Australia Launches Next Phase of CBDC, Stablecoin Trials
Key Takeaways
Pilot to Test Multiple Digital Assets
The Reserve Bank of Australia’s trial will explore using stablecoins, bank deposit tokens, and a wholesale CBDC across 24 real-world and simulated use cases.
Major Banks and Fintechs Involved
Commonwealth Bank, ANZ, Westpac, and leading fintech firms are participating in the six-month initiative, focusing on improving settlement efficiency and liquidity in wholesale markets.
Regulatory Support Enables Innovation
With temporary relief from the Australian Securities and Investments Commission (ASIC), the project allows participants to test emerging digital payment technologies outside existing legal frameworks.
Australia is leaning into the future of finance. On July 10, 2025, the Reserve Bank of Australia (RBA) announced the official launch of Phase Two of Project Acacia.
Overview
In a statement on Thursday, the RBA announced that the trial will involve participants using stablecoins, bank deposit tokens, and a pilot version of a wholesale central bank digital currency (CBDC). This comprehensive six-month trial explores using CBDC, stablecoins, and bank deposit tokens within wholesale financial markets.
The trial combines major banks, fintech companies, and blockchain platforms to test 24 use cases, including 19 involving real money transactions and five proofs of concept using simulated assets. These will span various asset classes, from fixed income and trade receivables to private markets and carbon credits, examining new settlement mechanisms involving traditional and digital cash.
Major Banks and Fintechs Dive In
The trial includes three of Australia’s four major banks: Commonwealth Bank (CBA), ANZ, and Westpac, alongside fintech innovators like Fireblocks, Northern Trust, and Catena Digital. Their involvement highlights the collaborative approach between the private and public sectors.
- CBA and JPMorgan focus on the repo market, where digital currencies and ledger-based collateral records may improve efficiency, transparency, and liquidity while minimising risk.
- ANZ is developing tokenised trade payables to alleviate supplier challenges related to working capital and cash flow. It is also piloting tokenised fixed-income settlements using a wholesale CBDC.
- Westpac is similarly engaged, although specific roles have not been detailed; the bank will participate in multiple use-case testing alongside fintechs.
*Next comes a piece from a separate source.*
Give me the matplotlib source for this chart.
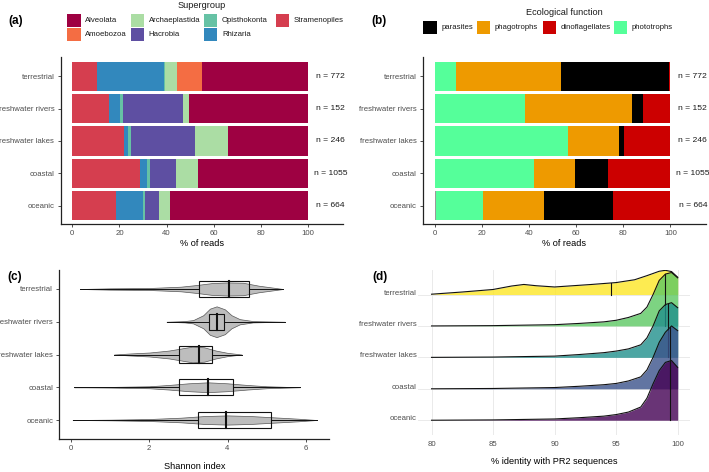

Blockchain platforms include Hedera, Redbelly, R3 Corda, and Canvas Connect, ensuring evaluations across diverse ecosystems.
Cud’s managing director of blockchain and digital assets, Sophie Gilder, said,
“The repo market, with its critical role in liquidity management and monetary policy implementation, represents an ideal starting point for this exploration.”
Regulatory Support and Strategic Context
The Australian Securities and Investments Commission (ASIC) is offering regulatory relief to enable the trial of digital assets that currently occur outside existing law. ASIC Commissioner Kate O’Rourke emphasised that this move permits “sensible testing—to explore opportunities and identify and tackle risks” in wholesale markets.
O’Rourke said,
“The relief from regulatory requirements that we have announced today will allow these technologies to be sensibly tested —to explore opportunities and identify and tackle risks.”
By engaging in Project Acacia, Australia distinguishes itself. While other central banks worldwide have progressed more cautiously—or even slowed efforts—Australia is doubling down on wholesale CBDC research. According to RBA Assistant Governor Brad Jones, the trial is intended to deepen understanding of how private and public digital money, alongside upgraded payments infrastructure, can “uplift the functioning of wholesale financial markets”.
Benefits, Risks, and the Road Ahead
Potential benefits from wholesale CBDC adoption include:
- Lower counterparty and operational risk, due to real-time settlement.
- Improved collateral efficiency, unlocking liquidity tied to financial transactions.
- Enhanced auditability and transparency, powered by distributed ledger technology.
- Reduced costs through streamlining traditional reconciliation processes.
However, critics stress the importance of balancing innovation and decentralisation. As one blockchain expert observed, Project Acacia leans heavily on permissioned (private) blockchains, which may reinforce centralised control:
“Project Acacia is not focused on open, permissionless blockchain technology… will be permissioned”
.
This raises concerns that, in pursuing efficiency, Australia may inadvertently prioritise centralised structures over blockchain’s decentralised principles.
What’s Next
The trial is scheduled for six months, and public reporting is expected to start in the first quarter of 2026. These results will inform future decisions regarding wholesale CBDC deployment, stablecoin integration, and the potential expansion into retail digital currency infrastructure.
As Australia charges ahead, the global financial community is watching closely. Will these early-stage pilots accelerate real-world implementation, or will they emphasise the limits of tokenisation in mainstream markets? The outcomes of Project Acacia may prove decisive—not only for Australia’s financial architecture, but for the global dialogue on CBDCs and stablecoins in institutional finance.